> [EXERCISE INSTRUCTIONS]:
Find and copy each line of the records where the string "draw" shows up.

> [RECORDS TO PROCESS]:

· · · ·

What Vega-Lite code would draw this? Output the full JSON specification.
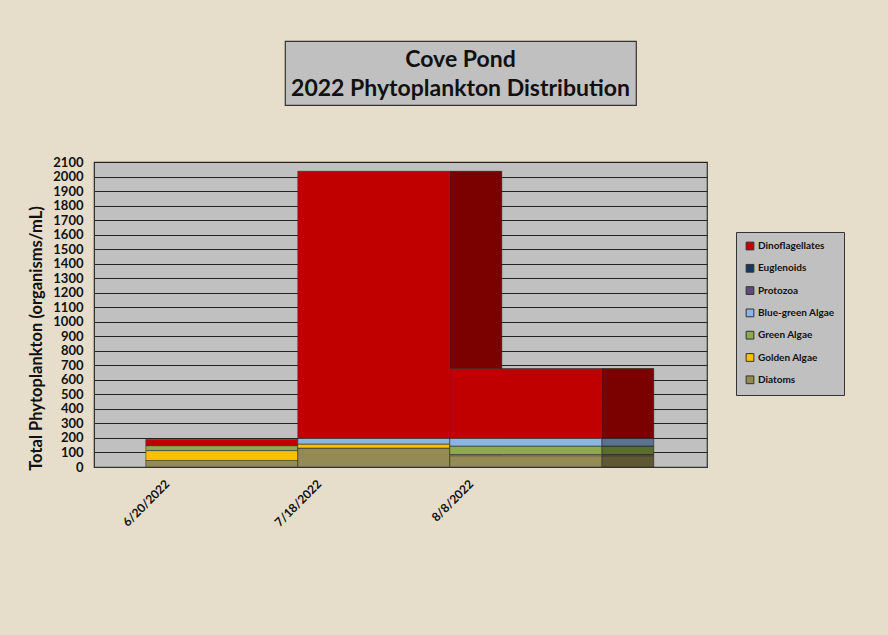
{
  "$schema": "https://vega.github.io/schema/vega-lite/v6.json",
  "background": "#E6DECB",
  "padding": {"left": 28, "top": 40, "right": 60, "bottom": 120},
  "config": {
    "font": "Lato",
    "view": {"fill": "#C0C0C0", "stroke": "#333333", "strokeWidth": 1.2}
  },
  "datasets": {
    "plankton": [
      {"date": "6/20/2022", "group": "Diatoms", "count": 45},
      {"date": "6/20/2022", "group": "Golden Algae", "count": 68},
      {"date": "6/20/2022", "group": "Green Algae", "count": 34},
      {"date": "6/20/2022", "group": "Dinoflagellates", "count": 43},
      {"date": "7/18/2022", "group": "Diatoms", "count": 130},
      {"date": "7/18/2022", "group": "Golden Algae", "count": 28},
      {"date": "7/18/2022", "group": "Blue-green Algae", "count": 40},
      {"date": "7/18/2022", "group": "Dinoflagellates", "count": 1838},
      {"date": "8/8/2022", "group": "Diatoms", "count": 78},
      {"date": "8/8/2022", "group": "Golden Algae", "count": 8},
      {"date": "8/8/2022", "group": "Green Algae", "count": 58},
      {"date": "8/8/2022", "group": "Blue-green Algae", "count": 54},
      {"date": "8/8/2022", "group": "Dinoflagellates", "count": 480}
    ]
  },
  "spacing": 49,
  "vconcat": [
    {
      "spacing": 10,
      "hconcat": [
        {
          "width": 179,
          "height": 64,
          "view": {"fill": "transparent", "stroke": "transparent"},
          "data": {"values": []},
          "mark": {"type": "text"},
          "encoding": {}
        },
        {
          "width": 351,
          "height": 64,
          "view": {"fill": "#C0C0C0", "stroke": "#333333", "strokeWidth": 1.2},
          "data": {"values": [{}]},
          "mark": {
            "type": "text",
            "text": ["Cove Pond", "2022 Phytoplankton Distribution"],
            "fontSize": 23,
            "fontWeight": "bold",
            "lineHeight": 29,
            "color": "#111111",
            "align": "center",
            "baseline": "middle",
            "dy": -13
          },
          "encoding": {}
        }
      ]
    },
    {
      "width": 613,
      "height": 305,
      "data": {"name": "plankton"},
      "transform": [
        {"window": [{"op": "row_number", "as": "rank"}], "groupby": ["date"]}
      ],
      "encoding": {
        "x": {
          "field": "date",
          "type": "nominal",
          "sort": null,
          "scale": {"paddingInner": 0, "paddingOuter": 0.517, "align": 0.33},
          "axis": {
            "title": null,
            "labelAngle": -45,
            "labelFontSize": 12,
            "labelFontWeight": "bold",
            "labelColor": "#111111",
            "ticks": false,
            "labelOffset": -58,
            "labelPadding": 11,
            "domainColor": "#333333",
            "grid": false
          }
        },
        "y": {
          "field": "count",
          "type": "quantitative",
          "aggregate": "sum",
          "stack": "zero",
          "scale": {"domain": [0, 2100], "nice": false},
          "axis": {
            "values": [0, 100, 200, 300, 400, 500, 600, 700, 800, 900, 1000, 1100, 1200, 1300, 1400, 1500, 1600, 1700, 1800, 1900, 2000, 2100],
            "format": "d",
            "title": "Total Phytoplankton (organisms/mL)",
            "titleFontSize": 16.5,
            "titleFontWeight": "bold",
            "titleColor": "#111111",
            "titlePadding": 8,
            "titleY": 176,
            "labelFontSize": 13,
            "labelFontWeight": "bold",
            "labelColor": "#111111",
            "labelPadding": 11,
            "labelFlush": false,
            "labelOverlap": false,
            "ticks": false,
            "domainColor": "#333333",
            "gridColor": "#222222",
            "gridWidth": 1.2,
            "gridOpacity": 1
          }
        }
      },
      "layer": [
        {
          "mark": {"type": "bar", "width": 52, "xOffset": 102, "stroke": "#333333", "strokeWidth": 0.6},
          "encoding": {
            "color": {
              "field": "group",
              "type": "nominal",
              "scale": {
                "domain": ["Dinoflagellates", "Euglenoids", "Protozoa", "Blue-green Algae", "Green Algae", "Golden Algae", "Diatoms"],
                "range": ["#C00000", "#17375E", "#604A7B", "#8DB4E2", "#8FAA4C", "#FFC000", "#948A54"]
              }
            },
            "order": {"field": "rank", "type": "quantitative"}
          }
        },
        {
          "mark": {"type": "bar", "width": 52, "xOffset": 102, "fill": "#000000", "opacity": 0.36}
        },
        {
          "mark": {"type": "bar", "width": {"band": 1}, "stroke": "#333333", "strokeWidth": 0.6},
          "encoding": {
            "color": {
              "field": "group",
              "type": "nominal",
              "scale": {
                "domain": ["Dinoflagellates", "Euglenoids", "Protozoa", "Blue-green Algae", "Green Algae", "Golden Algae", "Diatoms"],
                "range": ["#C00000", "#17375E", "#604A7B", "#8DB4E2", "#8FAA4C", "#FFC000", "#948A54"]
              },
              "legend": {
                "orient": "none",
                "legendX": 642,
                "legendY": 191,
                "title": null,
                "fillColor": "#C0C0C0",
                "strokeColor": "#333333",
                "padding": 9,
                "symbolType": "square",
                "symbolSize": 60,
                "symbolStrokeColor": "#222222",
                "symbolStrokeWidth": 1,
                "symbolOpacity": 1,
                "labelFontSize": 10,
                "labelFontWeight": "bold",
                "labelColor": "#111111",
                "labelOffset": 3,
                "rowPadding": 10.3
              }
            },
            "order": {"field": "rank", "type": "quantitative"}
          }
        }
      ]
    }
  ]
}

· · · ·

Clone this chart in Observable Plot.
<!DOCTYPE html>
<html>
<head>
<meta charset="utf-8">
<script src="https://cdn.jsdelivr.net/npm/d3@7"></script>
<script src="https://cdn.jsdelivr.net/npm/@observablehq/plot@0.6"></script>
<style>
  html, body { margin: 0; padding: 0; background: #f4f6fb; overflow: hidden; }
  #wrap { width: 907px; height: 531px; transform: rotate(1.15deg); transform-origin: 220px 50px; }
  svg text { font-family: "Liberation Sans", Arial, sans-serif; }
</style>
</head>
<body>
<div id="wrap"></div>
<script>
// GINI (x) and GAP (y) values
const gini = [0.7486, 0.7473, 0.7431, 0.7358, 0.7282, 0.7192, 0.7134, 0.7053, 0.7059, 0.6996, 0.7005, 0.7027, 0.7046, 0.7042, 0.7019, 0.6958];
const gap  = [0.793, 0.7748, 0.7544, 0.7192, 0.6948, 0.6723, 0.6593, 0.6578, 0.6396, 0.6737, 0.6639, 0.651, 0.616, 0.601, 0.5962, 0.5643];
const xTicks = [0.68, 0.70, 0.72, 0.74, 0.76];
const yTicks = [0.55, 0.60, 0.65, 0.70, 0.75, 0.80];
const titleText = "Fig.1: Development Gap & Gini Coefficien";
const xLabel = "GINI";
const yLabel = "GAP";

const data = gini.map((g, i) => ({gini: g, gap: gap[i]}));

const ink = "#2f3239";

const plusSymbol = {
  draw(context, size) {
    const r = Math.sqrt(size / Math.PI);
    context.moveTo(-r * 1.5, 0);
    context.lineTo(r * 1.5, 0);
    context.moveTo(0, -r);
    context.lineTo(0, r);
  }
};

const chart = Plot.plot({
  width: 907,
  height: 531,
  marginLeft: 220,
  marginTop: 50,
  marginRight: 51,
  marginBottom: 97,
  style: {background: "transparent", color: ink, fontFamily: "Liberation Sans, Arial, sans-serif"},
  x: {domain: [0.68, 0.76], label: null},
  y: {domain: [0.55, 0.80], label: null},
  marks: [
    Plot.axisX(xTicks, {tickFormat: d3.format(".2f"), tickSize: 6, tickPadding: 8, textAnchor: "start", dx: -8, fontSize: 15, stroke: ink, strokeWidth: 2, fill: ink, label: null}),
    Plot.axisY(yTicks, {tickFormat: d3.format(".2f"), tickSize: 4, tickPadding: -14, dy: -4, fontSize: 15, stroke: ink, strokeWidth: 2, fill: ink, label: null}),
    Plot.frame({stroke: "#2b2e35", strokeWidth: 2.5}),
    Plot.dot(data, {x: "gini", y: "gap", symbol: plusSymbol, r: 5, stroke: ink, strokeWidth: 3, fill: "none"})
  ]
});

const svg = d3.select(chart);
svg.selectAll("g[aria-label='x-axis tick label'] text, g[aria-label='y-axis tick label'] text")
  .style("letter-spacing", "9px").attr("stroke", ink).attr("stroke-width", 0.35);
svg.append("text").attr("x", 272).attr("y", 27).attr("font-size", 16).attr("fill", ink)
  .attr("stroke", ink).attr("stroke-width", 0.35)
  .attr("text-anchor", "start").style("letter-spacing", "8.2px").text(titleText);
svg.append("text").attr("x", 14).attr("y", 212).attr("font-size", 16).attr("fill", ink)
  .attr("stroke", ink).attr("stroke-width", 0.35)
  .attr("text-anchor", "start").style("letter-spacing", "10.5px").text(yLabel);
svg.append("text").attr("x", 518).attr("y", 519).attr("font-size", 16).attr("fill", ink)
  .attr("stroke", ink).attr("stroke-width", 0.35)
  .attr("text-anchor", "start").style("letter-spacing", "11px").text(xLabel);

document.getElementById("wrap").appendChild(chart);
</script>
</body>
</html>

· · · ·

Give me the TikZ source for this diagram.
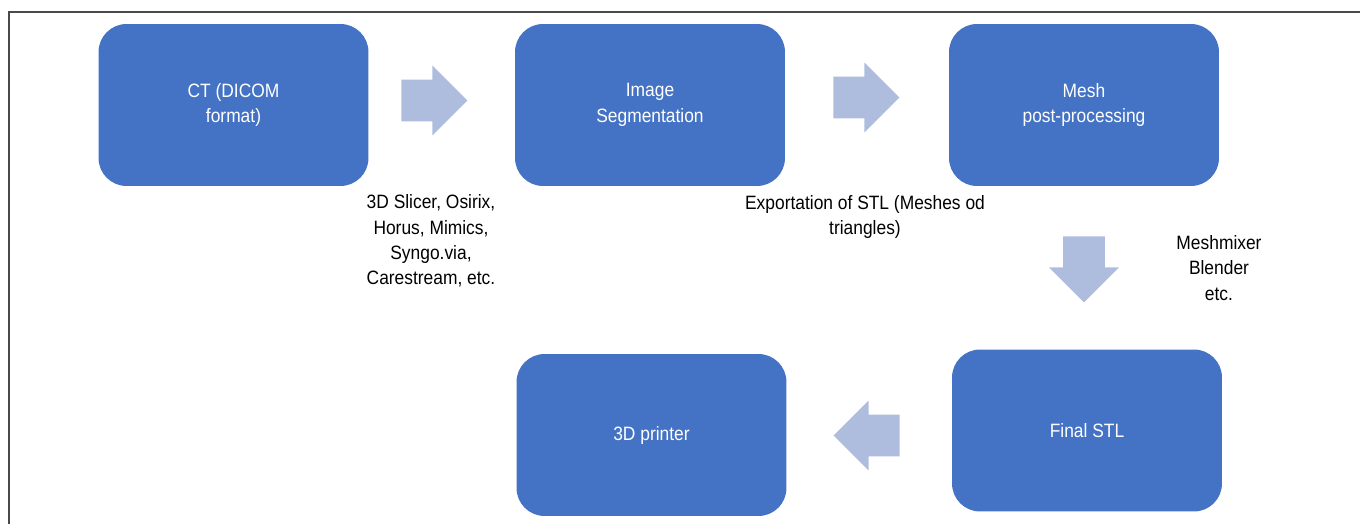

· · · ·

> [RESPONSE BELOW]:
What Vega-Lite code would draw this? Output the full JSON specification.
  draw(context, size) {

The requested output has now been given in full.